Consumado el golpe de Casado, el general Franco se negó a aceptar un nuevo «abrazo de Vergara» y no concedió a Casado «ninguna de las garantías imploradas casi de rodillas por sus emisarios [que se entrevistaron con miembros del Cuartel General], y contestó a británicos y franceses, deseosos de actuar como intermediarios en la rendición de la república para así contener la influencia alemana e italiana sobre el nuevo régimen, que no los necesitaba que el «espíritu de generosidad» de los vencedores constituía la mejor garantía para los vencidos».
Franco solo aceptaba una «rendición sin condiciones» por lo que solo restaba preparar la evacuación de Casado y el Consejo Nacional de Defensa. Estos embarcaron con sus familias en Gandía el 29 de marzo en el destructor británico que los trasladó a Marsella (Julián Besteiro decidió quedarse). Un día antes las tropas «nacionales» hicieron su entrada en Madrid y rápidamente los sublevados ocuparon prácticamente sin lucha toda la zona centro-sur que había permanecido bajo la autoridad de la república durante toda la guerra. En Alicante desde el día 29 de marzo unas 15 000 personas, entre jefes militares, políticos republicanos, combatientes y población civil que habían huido de Madrid y de otros lugares se apiñaban en el puerto a la espera de embarcar en algún barco británico o francés, pero la mayoría no lo lograron y fueron apresados por las tropas italianas de la División Littorio, al mando del general Gastone Gambara. El 1 de abril de 1939 la radio del bando rebelde («Radio Nacional de España») difundía el último parte de la guerra civil española.
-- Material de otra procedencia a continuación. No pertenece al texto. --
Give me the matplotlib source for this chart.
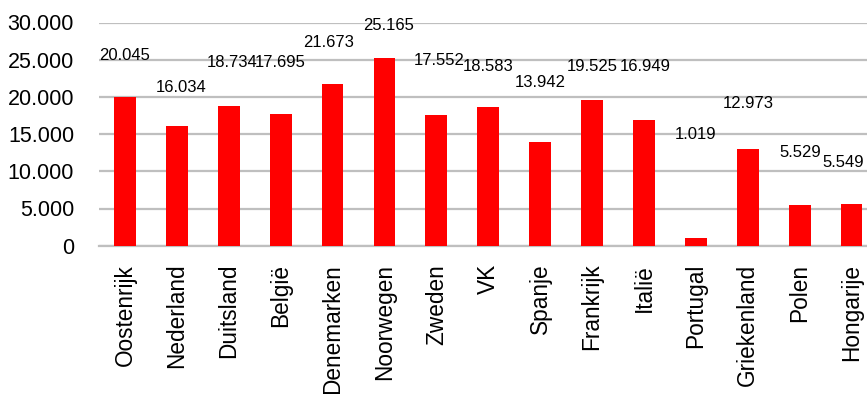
import matplotlib
matplotlib.use("Agg")
import matplotlib.pyplot as plt
from matplotlib.ticker import FuncFormatter

countries = ["Oostenrijk", "Nederland", "Duitsland", "België", "Denemarken",
             "Noorwegen", "Zweden", "VK", "Spanje", "Frankrijk", "Italië",
             "Portugal", "Griekenland", "Polen", "Hongarije"]
values = [20045, 16034, 18734, 17695, 21673, 25165, 17552, 18583,
          13942, 19525, 16949, 1019, 12973, 5529, 5549]

# hand-placed label spots (data units), as in the original
label_y = [25630, 21200, 24560, 24560, 27250, 29660, 24830, 24020,
           21870, 24020, 24020, 14880, 19050, 12590, 11120]
label_dx = [0, 0.08, 0.06, 0, -0.08, 0.08, 0.06, 0,
            0, 0, 0.03, 0, 0, 0.02, -0.17]


def dutch_thousands(v, pos):
    return f"{int(v):,}".replace(",", ".")


plt.rcParams["font.family"] = ["Liberation Sans", "DejaVu Sans"]

fig = plt.figure(figsize=(8.67, 3.94), dpi=100)
ax = fig.add_axes([99 / 867, 1 - 245.7 / 394, 778.5 / 867, 223.2 / 394])

x = range(len(countries))
ax.bar(x, values, width=0.42, color="#FF0000", zorder=3)

for i, v in enumerate(values):
    ax.text(i + label_dx[i], label_y[i], dutch_thousands(v, None),
            ha="center", va="center", fontsize=12, color="#000000")

ax.set_xlim(-0.5, len(countries) - 0.5)
ax.set_ylim(0, 30000)
ax.set_yticks(range(0, 30001, 5000))
ax.yaxis.set_major_formatter(FuncFormatter(dutch_thousands))
ax.set_xticks(list(x))
ax.set_xticklabels(countries, rotation=90, fontsize=16.3)
ax.tick_params(axis="y", labelsize=15.5, length=0, pad=18)
ax.tick_params(axis="x", length=0, pad=13)

ax.yaxis.grid(True, color="#BFBFBF", linewidth=1.6, zorder=0)
ax.set_axisbelow(True)
for side in ["top", "right", "left"]:
    ax.spines[side].set_visible(False)
ax.spines["bottom"].set_color("#BFBFBF")
ax.spines["bottom"].set_linewidth(1.6)

fig.savefig("out.png", dpi=100)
Lista cronológica de los últimos actos del último gobierno y los primeros en el exilio:
Aunque la Guerra Civil obligó a terminar con el Gobierno republicano en España, hasta 1977 estuvieron funcionando distintas instituciones republicanas y diversos países como México o Yugoslavia continuaron reconociendo al Gobierno en el exilio como el gobierno legítimo.